A realistic workflow for learning English from news
The most sustainable format is a short daily session that links reading with review. You do not need marathon sessions. You need a rhythm that is clear, repeatable, and light enough to maintain.
- Choose one or two topic areas. Pick themes you already care about: technology, business, travel, sports, culture.
- Read a short article at your level. The goal is to follow the story, not to dissect every grammar point.
- Save only the words that matter. Five to ten items are usually enough for one session.
- Bring them back through review. The words should reappear later in exercises or your personal vocabulary flow.

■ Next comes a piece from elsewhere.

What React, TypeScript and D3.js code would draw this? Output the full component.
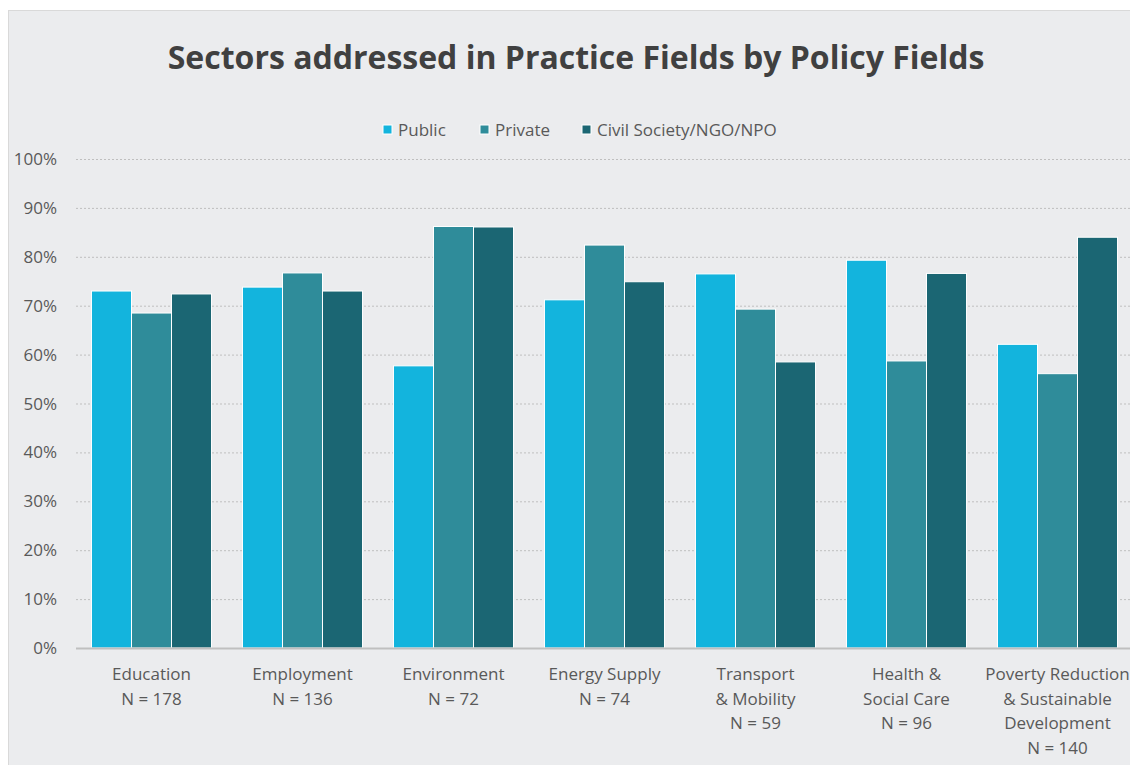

- Stay within related themes. Repeated topic exposure creates natural reinforcement.
How to tell whether a text is at the right level
A good learning text should sit slightly above your current comfort zone, but not far above it. If you can follow the general story after the first paragraph and only lose some details, the level is probably right. If the overall meaning is unclear without full translation, the text is too difficult for now.
- for A1-A2, short adapted news and simpler themes work best
- for B1, short authentic or lightly adapted stories can work well with contextual support
- for B2 and above, denser original reporting becomes useful, but topic focus still matters
What a useful tool should do for you
If learners need to jump into a separate dictionary, copy words into notes, and manually track future review, the method collapses under friction. A good tool reduces that friction. It lets you translate inside the article, save words instantly, hear pronunciation, and meet the same vocabulary again through structured review.
That is where Readavo matters. It connects reading, contextual translation, personal vocabulary, and spaced repetition inside one flow. The article is not the end of the process. It is the first step in a loop: read, understand, save, review, meet again.
Final takeaway
News is not a magic shortcut, and it should not replace vocabulary review. Its strength is that it gives words meaning. When the learner combines interesting topics, manageable text, a small set of useful words, and deliberate review, news becomes one of the strongest environments for long-term vocabulary growth.